SAAB has offered Sweden 100 Gripen E/F (uppgrades and new), price: Sek 32-33 billion /$ 4,7-4,8 billion with an in-sevice date of 2020.

Sounds like a nice deal for a little country! But with a defence budget at aprox. Sek 47 billion/$ 5,4 billion... who knows?

Anonymous said...

PAK FA is much better than F-35.

In the end, U.S. will reproduce F-22.

Consequently, F-35 might fall in a Death Spiral.

Thanks Eric, for such a good information~!:-)

Arrow RL206 said...

Anders: How many upgrades vs new builds for the Gripen E/F? Any breakdown of cost/unit for each?

Anders said...

Unknown: Unknown, SAAB releses no information. Mostly due to the fact that there is no RFI at the present.

Anonymous said...

Eric...sometimes the glass can be half-full.

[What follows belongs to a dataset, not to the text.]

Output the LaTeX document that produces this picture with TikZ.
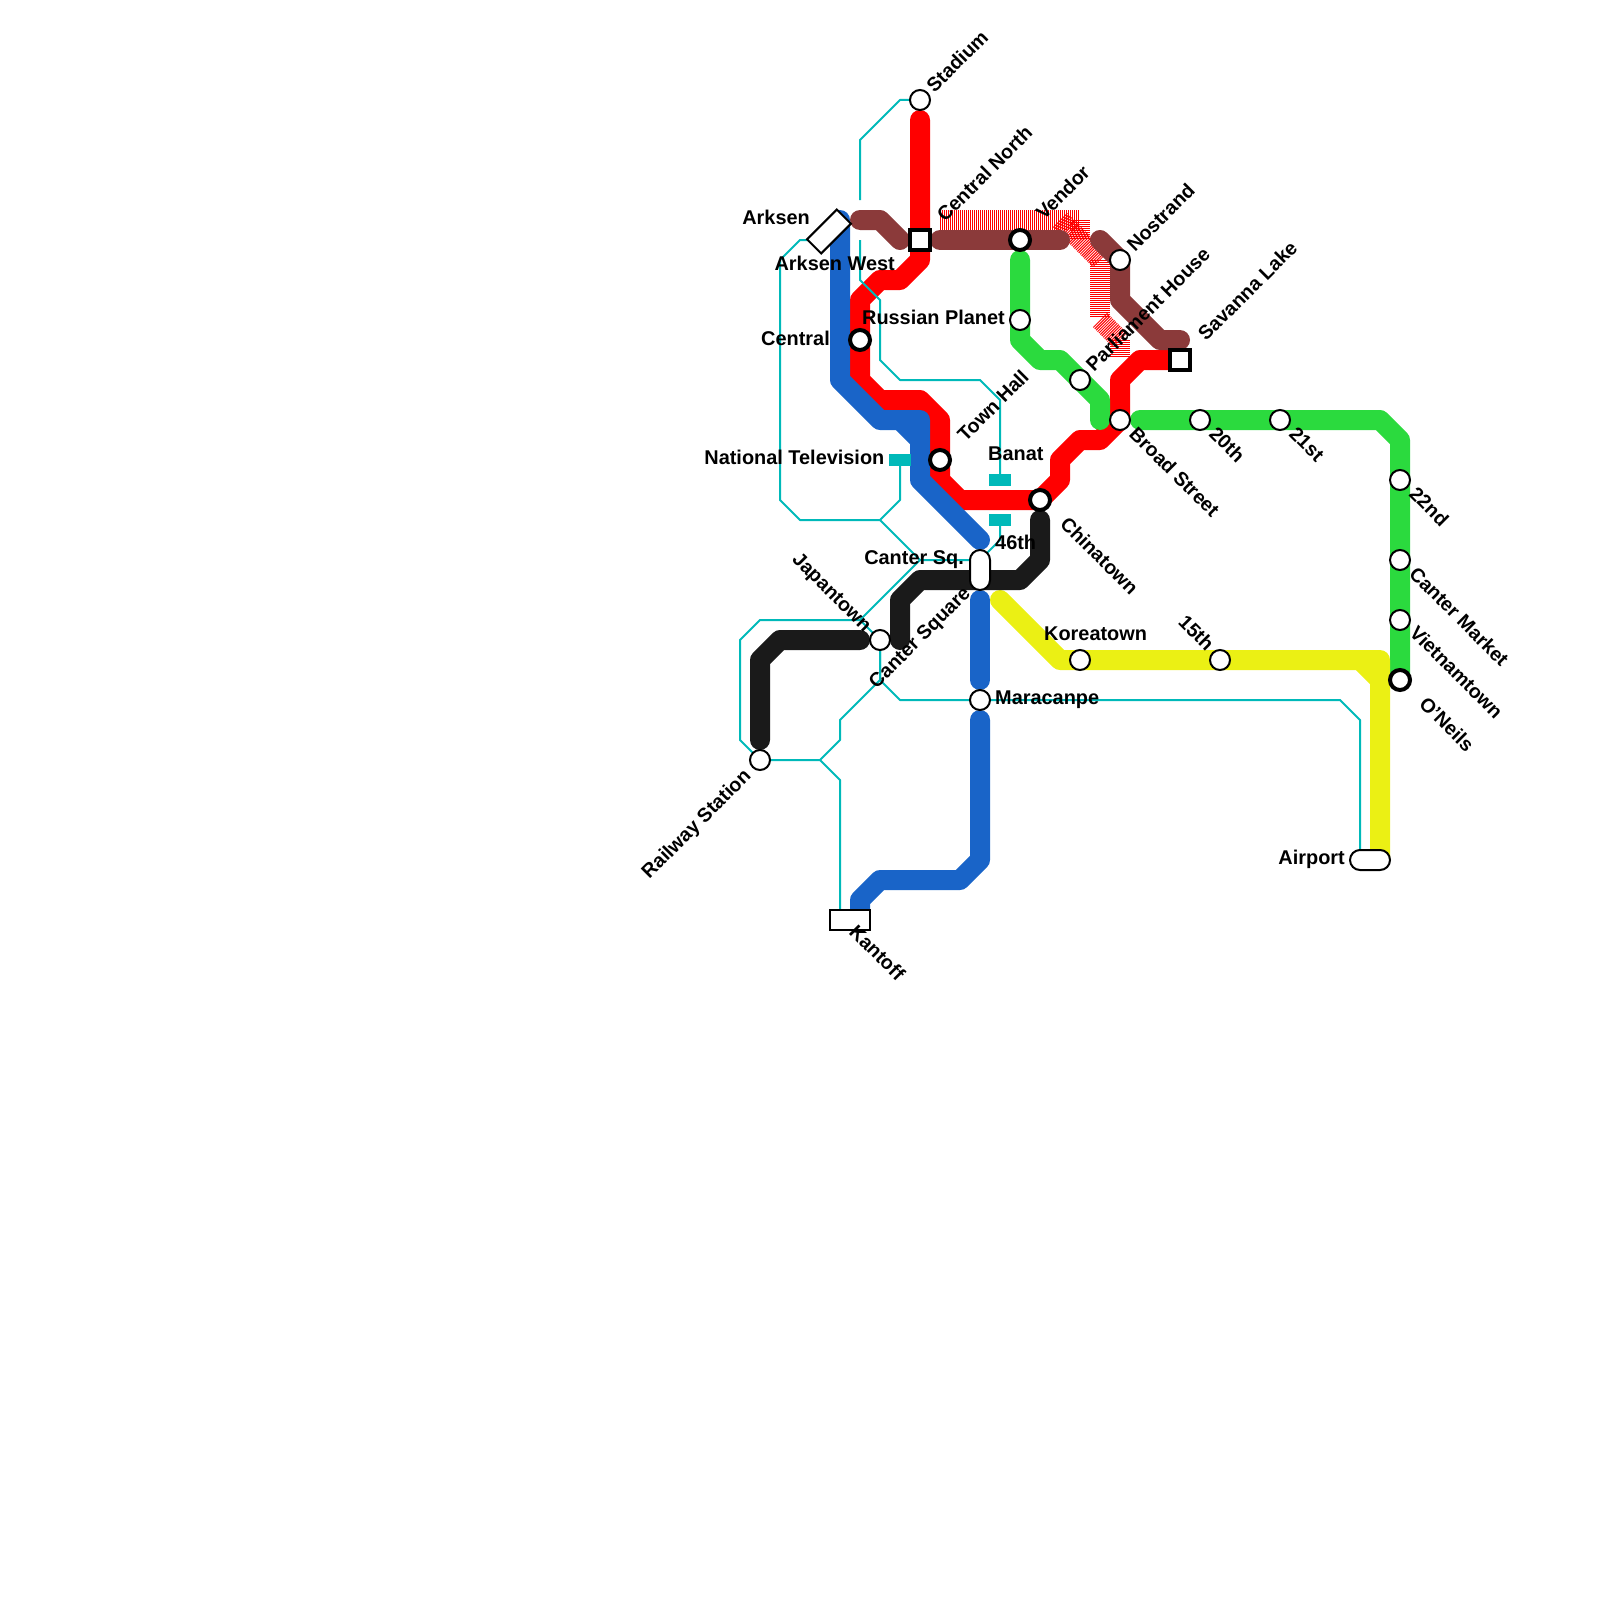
\documentclass[tikz,border=0pt]{standalone}
\usepackage{fontspec}
\setmainfont{Liberation Sans}
\definecolor{mred}{HTML}{FF0000}
\definecolor{mblue}{HTML}{1964C8}
\definecolor{mgreen}{HTML}{2BDA3E}
\definecolor{mbrown}{HTML}{8B3A3A}
\definecolor{myellow}{HTML}{EBF014}
\definecolor{mblack}{HTML}{1A1A1A}
\definecolor{mteal}{HTML}{00B9B9}
\pgfdeclarelayer{lines}
\pgfsetlayers{lines,main}
\tikzset{
  stn/.style={circle,draw=black,fill=white,line width=2pt,minimum size=20pt,inner sep=0pt},
  stnx/.style={stn,line width=4pt},
  sqr/.style={rectangle,draw=black,fill=white,line width=4pt,minimum size=20pt,inner sep=0pt},
  pill/.style={rectangle,draw=black,fill=white,line width=2pt,rounded corners=10pt,inner sep=0pt},
  box/.style={rectangle,draw=black,fill=white,line width=2pt,inner sep=0pt,minimum width=40pt,minimum height=20pt},
  tick/.style={rectangle,fill=mteal,inner sep=0pt,minimum width=22pt,minimum height=12pt},
  lbl/.style={inner sep=0pt,font=\bfseries\fontsize{19.9}{24}\selectfont},
  rlbl/.style={inner sep=0pt,font=\bfseries\fontsize{19.6}{24}\selectfont},
  up/.style={rlbl,rotate=45,anchor=base west},
  upend/.style={rlbl,rotate=45,anchor=base east},
  dn/.style={rlbl,rotate=-45,anchor=base west},
  dnend/.style={rlbl,rotate=-45,anchor=base east},
  hr/.style={lbl,anchor=base east},
  hl/.style={lbl,anchor=base west},
  thick line/.style={line width=20pt,line cap=round,line join=round},
  thin line/.style={line width=2pt,draw=mteal,line join=round},
  stripes/.style={line width=20pt,draw=mred,dash pattern=on 1pt off 1pt},
}
\begin{document}
\begin{tikzpicture}[x=1pt,y=-1pt]
\useasboundingbox (0,0) rectangle (1600,1600);
% stations
\node[stn] (stadium) at (920,100) {};
\node[sqr] (cnorth) at (920,240) {};
\node[stnx] (vendor) at (1020,240) {};
\node[stn] (nostrand) at (1120,260) {};
\node[sqr] (savanna) at (1180,360) {};
\node[stn] (parliament) at (1080,380) {};
\node[stn] (russian) at (1020,320) {};
\node[stnx] (central) at (860,340) {};
\node[stnx] (townhall) at (940,460) {};
\node[stnx] (chinatown) at (1040,500) {};
\node[stn] (broad) at (1120,420) {};
\node[stn] (s20) at (1200,420) {};
\node[stn] (s21) at (1280,420) {};
\node[stn] (s22) at (1400,480) {};
\node[stn] (cmarket) at (1400,560) {};
\node[stn] (vietnam) at (1400,620) {};
\node[stnx] (oneils) at (1400,680) {};
\node[stn] (korea) at (1080,660) {};
\node[stn] (s15) at (1220,660) {};
\node[stn] (maracanpe) at (980,700) {};
\node[stn] (japan) at (880,640) {};
\node[stn] (railway) at (760,760) {};
\node[pill,minimum width=20pt,minimum height=40pt] (cantersq) at (980,570) {};
\node[pill,minimum width=40pt,minimum height=20pt] (airport) at (1370,860) {};
\node[box] (kantoff) at (850,920) {};
\node[box,rotate=45,minimum width=42pt] (arksen) at (829,231.5) {};
\node[tick] (natv) at (900,460) {};
\node[tick] (banat) at (1000,480) {};
\node[tick] (s46) at (1000,520) {};
% labels
\node[up] (l1) at (934.5,93.5) {Stadium};
\node[up] (l2) at (945,223) {Central North};
\node[up] (l3) at (1044,221) {Vendor};
\node[up] (l4) at (1135,253) {Nostrand};
\node[up] (l5) at (1094,373) {Parliament House};
\node[up] (l6) at (1206,342) {Savanna Lake};
\node[up] (l7) at (965.5,443) {Town Hall};
\node[up] (l8) at (876.5,689.5) {Canter Square};
\node[upend] (l9) at (752,777) {Railway Station};
\node[dn] (l10) at (1128,435) {Broad Street};
\node[dn] (l11) at (1059,525) {Chinatown};
\node[dn] (l12) at (1208,435) {20th};
\node[dn] (l13) at (1288,435) {21st};
\node[dn] (l14) at (1408,495) {22nd};
\node[dn] (l15) at (1408,575) {Canter Market};
\node[dn] (l16) at (1408.5,634) {Vietnamtown};
\node[dn] (l17) at (1418,705) {O'Neils};
\node[dn] (l18) at (848,933) {Kantoff};
\node[dnend] (l19) at (864,633) {Japantown};
\node[dnend] (l20) at (1206,652) {15th};
\node[hr] (l21) at (810,224) {Arksen};
\node[hr] (l22) at (895,270) {Arksen West};
\node[hr] (l23) at (1005,324) {Russian Planet};
\node[hr] (l24) at (830,345) {Central};
\node[hr] (l25) at (884.5,464) {National Television};
\node[hl] (l26) at (988,460) {Banat};
\node[hl] (l27) at (995,549) {46th};
\node[hr] (l28) at (964,564) {Canter Sq.};
\node[hl] (l29) at (995,704) {Maracanpe};
\node[hl] (l30) at (1044,640) {Koreatown};
\node[hr] (l31) at (1345,864) {Airport};
% lines
\begin{pgfonlayer}{lines}
% striped line
\draw[stripes] (940,220) -- (1080,220);
\draw[stripes] (1080,220) -- (1080,240);
\draw[stripes] (1060,220) -- (1100,260);
\draw[stripes] (1100,260) -- (1100,318);
\draw[stripes] (1100,320) -- (1120,340);
\draw[stripes] (1120,340) -- (1120,358);
% red
\draw[thick line,draw=mred] (920,120) -- (cnorth.center) -- (920,260) -- (900,280) -- (880,280) -- (860,300) -- (central.center) -- (860,380) -- (880,400) -- (920,400) -- (940,420) -- (townhall.center) -- (940,480) -- (960,500) -- (chinatown.center) -- (1060,480) -- (1060,460) -- (1080,440) -- (1100,440) -- (broad.center) -- (1120,380) -- (1140,360) -- (savanna.center);
% brown
\draw[thick line,draw=mbrown] (860,220) -- (880,220) -- (900,240);
\draw[thick line,draw=mbrown] (940,240) -- (vendor.center) -- (1060,240);
\draw[thick line,draw=mbrown] (1100,240) -- (nostrand.center) -- (1120,300) -- (1160,340) -- (1180,340);
% green
\draw[thick line,draw=mgreen] (1020,260) -- (russian.center) -- (1020,340) -- (1040,360) -- (1060,360) -- (parliament.center) -- (1100,400) -- (1100,420);
\draw[thick line,draw=mgreen] (1140,420) -- (s20.center) -- (s21.center) -- (1380,420) -- (1400,440) -- (s22.center) -- (cmarket.center) -- (vietnam.center) -- (oneils.center);
% yellow
\draw[thick line,draw=myellow] (1000,600) -- (1060,660) -- (korea.center) -- (s15.center) -- (1380,660) -- (1380,860);
\draw[thick line,draw=myellow] (1360,660) -- (1380,680);
% black
\draw[thick line,draw=mblack] (760,740) -- (760,660) -- (780,640) -- (860,640);
\draw[thick line,draw=mblack] (900,640) -- (900,600) -- (920,580) -- (1020,580) -- (1040,560) -- (1040,520);
% blue
\draw[thick line,draw=mblue] (840,220) -- (840,380) -- (880,420) -- (920,420) -- (920,480) -- (980,540);
\draw[thick line,draw=mblue] (900,420) -- (920,440);
\draw[thick line,draw=mblue] (980,600) -- (980,680);
\draw[thick line,draw=mblue] (980,720) -- (980,860) -- (960,880) -- (880,880) -- (860,900) -- (860,920);
% thin lines
\draw[thin line] (stadium.center) -- (900,100) -- (860,140) -- (860,200);
\draw[thin line] (860,240) -- (860,280) -- (880,300) -- (880,360) -- (900,380) -- (980,380) -- (1000,400) -- (banat.center);
\draw[thin line] (810,240) -- (800,240) -- (780,260) -- (780,500) -- (800,520) -- (880,520) -- (900,500) -- (natv.center);
\draw[thin line] (880,520) -- (920,560) -- (975,560);
\draw[thin line] (s46.center) -- (1000,540) -- (980,560);
\draw[thin line] (920,560) -- (860,620) -- (760,620) -- (740,640) -- (740,740) -- (railway.center) -- (820,760) -- (840,740) -- (840,720) -- (880,680) -- (japan.center) -- (860,620);
\draw[thin line] (japan.center) -- (880,680) -- (900,700) -- (maracanpe.center) -- (1340,700) -- (1360,720) -- (1360,860);
\draw[thin line] (820,760) -- (840,780) -- (840,920);
\end{pgfonlayer}
\end{tikzpicture}
\end{document}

Smile once in a while buddy.

Cocidius said...

Panetta is making decisions driven by political necessities of an election year. The now huge amount of factual data indicating the many serious issues about the F-35B and the JSF Program as a whole are being ignored and will continue to be until the American political process plays out its regular 4 year cycle.

Politicians as a whole can best be summed up by this appropriate bit of wisdom!

http://www.despair.com/changediaper.html

Canuck Fighter said...

Agree on the election year, 4-year cycle.

I don't see anything major happening in 2012 until the election is settled. Jobs, Foreign policy, military, industry...lots of excuses for politicians to hold off for 12 months. LRIP numbers may be limited or slowed down but that's about it.